Two hours later, she had a working draft and could call it a night in good conscience. With a weary smile, she reached for her camera and downloaded the images to her laptop, flipping through them until she found the one she wanted. In the background, rescue workers with heavy equipment were digging through the rubble. In the foreground and just to the left, a grandfather and grandson were together holding up a large piece of posterboard in the corner of a barrier made of yellow police tape. The sign simply said, "Thank you!" but the boy was wearing a white shirt with a very peculiar S drawn on the front in red marker.

She opened a new email, attached the picture, and typed, "Thought you might appreciate this. Sweet dreams." As she wrote those last two words, though, she realized that he probably wouldn't sleep well. The moment was etched into her memory - Clark snapping the neck of one of his own people, falling to his knees, roaring in a cry of rage and loss and despair, and then holding her, clinging to her. Lois could only imagine how that moment might haunt Clark. Deleting "sweet dreams," she instead wrote, "You deserve our thanks as much as these other heroes do." And then she clicked "Send."

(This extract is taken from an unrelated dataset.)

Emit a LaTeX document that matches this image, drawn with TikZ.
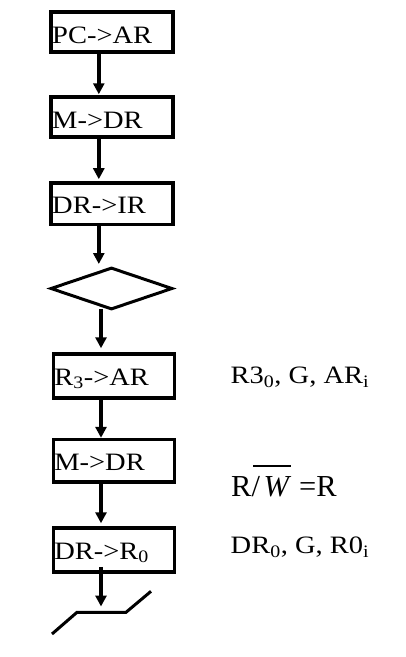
\documentclass[tikz,border=0pt]{standalone}
\usepackage{fontspec}
\setmainfont[FakeStretch=1.14]{Liberation Serif}
\newfontfamily\plainserif{Liberation Serif}
\usetikzlibrary{arrows.meta,shapes.geometric}
\begin{document}
\begin{tikzpicture}[x=1pt,y=-1pt,
  txt/.style={font=\fontsize{25}{30}\selectfont},
  stepbox/.style={draw,line width=3.5pt,text width=#1,inner xsep=1pt,inner ysep=0pt,
    align=left,text height=18.5pt,text depth=0pt,txt},
  stepbox/.default=120pt,
  arr/.style={line width=3.8pt,-{Triangle[length=11pt,width=11pt]}},
  note/.style={anchor=base west,inner sep=0pt,txt}]
\fill[white] (0,0) rectangle (406,657);
\useasboundingbox (0,0) rectangle (406,657);

% instruction fetch
\node[stepbox,minimum height=40pt,text height=22.6pt] (b1) at (112.2,32) {PC->AR};
\node[stepbox,minimum height=40pt,text height=22pt] (b2) at (112.2,117) {M->DR};
\node[stepbox,minimum height=41.7pt] (b3) at (112.2,203.8) {DR->IR};
\node[draw,diamond,line width=3pt,minimum width=122pt,minimum height=42pt,inner sep=0pt] (d) at (111.5,288.5) {};

% operand transfer
\node[stepbox=119pt,minimum height=44pt] (b4) at (113.8,376) {R\textsubscript{3}->AR};
\node[stepbox=119pt,minimum height=42.5pt] (b5) at (113.8,460.8) {M->DR};
\node[stepbox=119pt,minimum height=44pt] (b6) at (113.8,550) {DR->R\textsubscript{0}};

% end-of-sequence marker
\coordinate (e1) at (52,634);
\coordinate (e2) at (77,612.3);
\coordinate (e3) at (126,612.3);
\coordinate (e4) at (151,591.3);
\coordinate (stop) at (101,606.5);
\draw[line width=3pt] (e1) -- (e2) -- (e3) -- (e4);

% control signals
\node[note] (s1) at (230.5,383.3) {R3\textsubscript{0}, G, AR\textsubscript{i}};
\node[note,font=\plainserif\fontsize{30.5}{34}\selectfont] (s2) at (231,496.7)
  {R/\kern-6.8pt\rlap{\rule[30pt]{37.7pt}{2pt}}\kern10.3pt{\itshape W}\kern2.5pt\ =R};
\node[note] (s3) at (230.5,553.3) {DR\textsubscript{0}, G, R0\textsubscript{i}};

% flow arrows
\draw[arr] ([xshift=-13.4pt]b1.south) -- ([xshift=-13.4pt,yshift=1pt]b2.north);
\draw[arr] ([xshift=-13.4pt]b2.south) -- ([xshift=-13.4pt,yshift=2pt]b3.north);
\draw[arr] ([xshift=-13.4pt]b3.south) -- ([xshift=-12.7pt,yshift=2pt]d.north);
\draw[arr] ([xshift=-10.5pt,yshift=2pt]d.south) -- ([xshift=-12.8pt,yshift=4pt]b4.north);
\draw[arr] ([xshift=-12.8pt,yshift=1pt]b4.south) -- ([xshift=-12.8pt]b5.north);
\draw[arr] ([xshift=-12.8pt]b5.south) -- ([xshift=-12.8pt,yshift=3pt]b6.north);
\draw[arr] ([xshift=-12.8pt,yshift=7pt]b6.south) -- (stop);
\end{tikzpicture}
\end{document}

Standing and stretching, she tossed her spoon in the sink and took an ibuprofen for the muscles that were already sore. As she swallowed it down, her laptop chimed with an email alert and she choked. Coughing and thumping her chest, she hurried over to open it.

It was from Clark. "Do you think I should come help? I could, a lot, but it could also end badly. As in, with handcuffs. Everyone knows I contributed to the carnage, and I don't want to do more harm than good."

She replied, "That's up to you. You might sleep better if you do, though. Your call."

"Good point," he answered. "I'll think about it. And I just realized it's 2 AM where you are. Get some sleep!"

"Will do," she wrote. "G'night, Woot." Then she printed the email and deleted it.

When she crawled into bed, it was with a lighter heart than she'd expected. She just might have another story to write about Superman tomorrow. It was silly, but she folded up the printed pages into an origami heart and slept with them under her pillow. To assuage her ego, she promised herself to burn them in the morning.